Para o CFM, a reserva de vagas “vai causar uma discriminação reversa, já que eventuais desigualdades foram equalizadas a partir da entrada dos grupos menos favorecidos nas faculdades de medicina, além de que a seleção para residência médica não se assemelha a concurso para provimento de cargos públicos”.

“O que o CFM defende, e que deveria fazer parte da lista de reivindicações de todos os que querem uma medicina brasileira de qualidade, é que a residência médica se mantenha como o padrão-ouro na formação de especialistas, baseando o acesso aos programas no mérito acadêmico de conhecimento, motivo pelo qual o CFM ajuizou ação judicial para este fim”, conclui o Conselho.

Resposta da Ebserh

A Ebserh também emitiu comunicado oficial. Alega que o objetivo do Enare é a ampliação e a democratização do acesso às vagas de residência médica, multiprofissional e em área profissional da saúde no Brasil, “o que está em total alinhamento ao estabelecimento de reserva de vagas (cotas) para o acesso de grupos populacionais vulnerabilizados, assim como aos objetivos da República Federativa do Brasil, previstos na Constituição Federal”.

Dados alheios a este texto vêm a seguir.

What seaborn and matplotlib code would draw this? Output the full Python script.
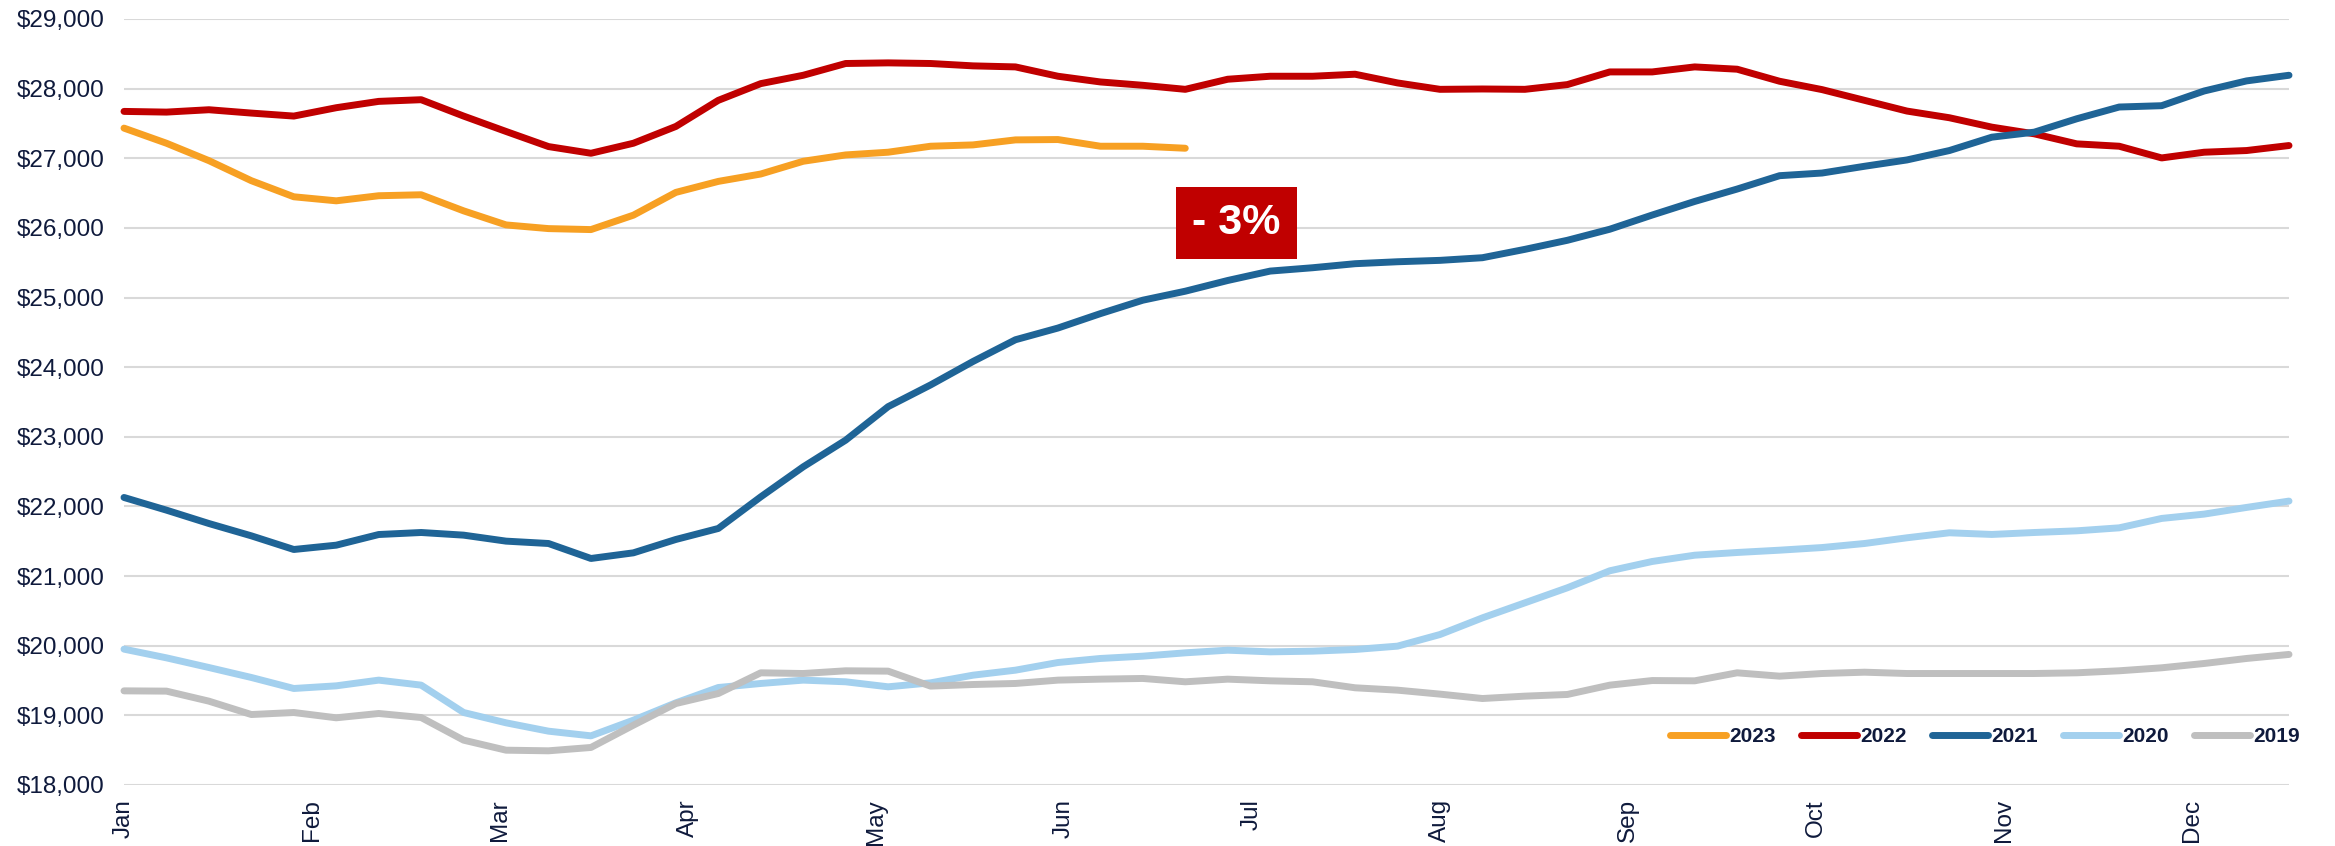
import numpy as np
import pandas as pd
import matplotlib
matplotlib.use("Agg")
import matplotlib.pyplot as plt
from matplotlib.ticker import FuncFormatter, FixedLocator
import seaborn as sns

# ---------------- data ----------------
months = ["Jan", "Feb", "Mar", "Apr", "May", "Jun", "Jul", "Aug", "Sep", "Oct", "Nov", "Dec"]
years = ["2023", "2022", "2021", "2020", "2019"]

y2023 = [27433, 27216, 26966, 26678, 26447, 26389, 26462, 26476, 26245, 26043,
         25990, 25976, 26183, 26510, 26668, 26774, 26957, 27048, 27087, 27173,
         27192, 27264, 27269, 27173, 27173, 27144]
y2022 = [27673, 27663, 27697, 27649, 27606, 27726, 27817, 27841, 27606, 27385,
         27168, 27072, 27216, 27457, 27832, 28072, 28192, 28361, 28370, 28361,
         28327, 28312, 28178, 28096, 28048, 27990, 28135, 28178, 28178, 28207,
         28082, 27990, 27995, 27990, 28058, 28240, 28240, 28312, 28279, 28106,
         27986, 27832, 27678, 27582, 27447, 27351, 27207, 27173, 27005, 27087,
         27111, 27183]
y2021 = [22129, 21947, 21755, 21578, 21382, 21444, 21597, 21626, 21588, 21502,
         21468, 21253, 21334, 21526, 21684, 22138, 22569, 22952, 23433, 23745,
         24082, 24394, 24562, 24769, 24962, 25091, 25245, 25380, 25428, 25486,
         25514, 25534, 25572, 25692, 25822, 25981, 26185, 26380, 26558, 26750,
         26788, 26885, 26976, 27111, 27303, 27375, 27567, 27736, 27755, 27966,
         28111, 28192]
y2020 = [19951, 19826, 19687, 19544, 19386, 19424, 19506, 19434, 19041, 18893,
         18773, 18706, 18931, 19180, 19400, 19458, 19506, 19482, 19410, 19467,
         19577, 19649, 19759, 19817, 19850, 19898, 19936, 19912, 19922, 19946,
         19994, 20161, 20400, 20616, 20832, 21076, 21210, 21300, 21339, 21372,
         21410, 21468, 21550, 21622, 21598, 21626, 21650, 21693, 21828, 21890,
         21986, 22077]
y2019 = [19352, 19348, 19204, 19012, 19041, 18965, 19027, 18969, 18644, 18500,
         18491, 18539, 18859, 19170, 19314, 19611, 19601, 19640, 19635, 19420,
         19443, 19458, 19506, 19520, 19530, 19482, 19520, 19496, 19482, 19396,
         19362, 19305, 19242, 19276, 19300, 19434, 19500, 19496, 19611, 19563,
         19601, 19620, 19601, 19601, 19601, 19601, 19611, 19640, 19683, 19745,
         19817, 19875]

annotation_text = "- 3%"

series = {"2023": y2023, "2022": y2022, "2021": y2021, "2020": y2020, "2019": y2019}
palette = {"2023": "#F7A023", "2022": "#C00000", "2021": "#1F6496",
           "2020": "#A3D0EE", "2019": "#BFBFBF"}

rows = []
for yr in years:
    for wk, v in enumerate(series[yr]):
        rows.append({"week": wk, "value": v, "year": yr})
df = pd.DataFrame(rows)

# ---------------- plot ----------------
sns.set_theme(style="white")
plt.rcParams["font.family"] = ["Liberation Sans", "DejaVu Sans"]

W, H = 2335, 846
fig = plt.figure(figsize=(W / 100, H / 100), dpi=100)
ax = fig.add_axes([124 / W, 1 - 785 / H, (2289 - 124) / W, (785 - 19) / H])

sns.lineplot(data=df, x="week", y="value", hue="year", hue_order=years,
             palette=palette, linewidth=5.0, estimator=None, sort=True,
             ax=ax, legend=True)
for ln in ax.lines:
    ln.set_solid_capstyle("round")
    ln.set_solid_joinstyle("round")
    ln.set_clip_on(False)

ax.set_xlim(0, 51)
ax.set_ylim(18000, 29000)
ax.set_yticks(np.arange(18000, 29001, 1000))
ax.yaxis.set_major_formatter(FuncFormatter(lambda v, p: f"${v:,.0f}"))
month_step = 31 / 7
ax.xaxis.set_major_locator(FixedLocator(np.arange(len(months)) * month_step))
ax.set_xticklabels(months, rotation=90, va="top", ha="center")

ax.grid(axis="y", color="#D9D9D9", linewidth=1.5)
ax.grid(axis="x", visible=False)
ax.set_axisbelow(True)
for s in ax.spines.values():
    s.set_visible(False)
ax.tick_params(axis="both", length=0, labelsize=17.5, colors="#0F1A3C")
ax.tick_params(axis="y", pad=14)
ax.tick_params(axis="x", pad=10)
ax.set_xlabel("")
ax.set_ylabel("")

# legend
handles, labels = ax.get_legend_handles_labels()
leg = ax.legend(handles, labels, ncol=5, loc="center right",
                bbox_to_anchor=(1.005, 0.063), frameon=False,
                handlelength=2.7, handletextpad=0.15, columnspacing=1.2,
                borderpad=0, borderaxespad=0,
                prop={"family": "Liberation Sans", "weight": "bold", "size": 15})
for t in leg.get_texts():
    t.set_color("#0F1A3C")
for h in leg.legend_handles:
    h.set_linewidth(5.0)
    h.set_solid_capstyle("round")

# annotation
ax.text(26.2, 26069, annotation_text, color="white", fontsize=31,
        fontweight="bold", ha="center", va="center",
        bbox=dict(boxstyle="square,pad=0.38", facecolor="#C00000",
                  edgecolor="none"))

fig.savefig("out.png", dpi=100, facecolor="white")
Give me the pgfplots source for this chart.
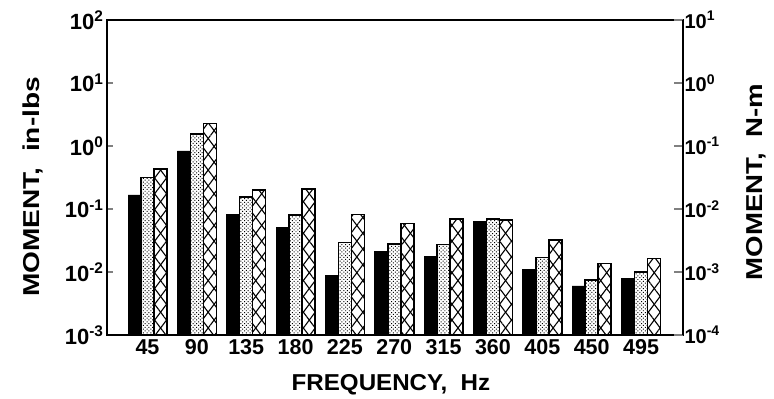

“O Supremo Tribunal Federal já declarou a constitucionalidade das ações afirmativas, tal como a utilização do sistema de reserva de vagas (cotas) por critério étnico-racial, na seleção para ingresso no ensino superior público. O estabelecimento de reservas de vagas no Enare, com respaldo constitucional e legal, visa garantir que o acesso aos programas de residência reflita a diversidade demográfica do Brasil e contribua para um sistema de saúde mais inclusivo e equitativo”, diz.

De acordo com a nota, a Ebserh também avalia que a existência de políticas de cotas no ingresso às universidades públicas, por si só, não elimina as profundas desigualdades sociais que afetam o acesso às especialidades médicas, tendo em vista que muitos estudantes ainda enfrentam barreiras adicionais ao tentarem ingressar nos programas de residência, onde há uma acirrada competição e altos custos associados à preparação para exames específicos.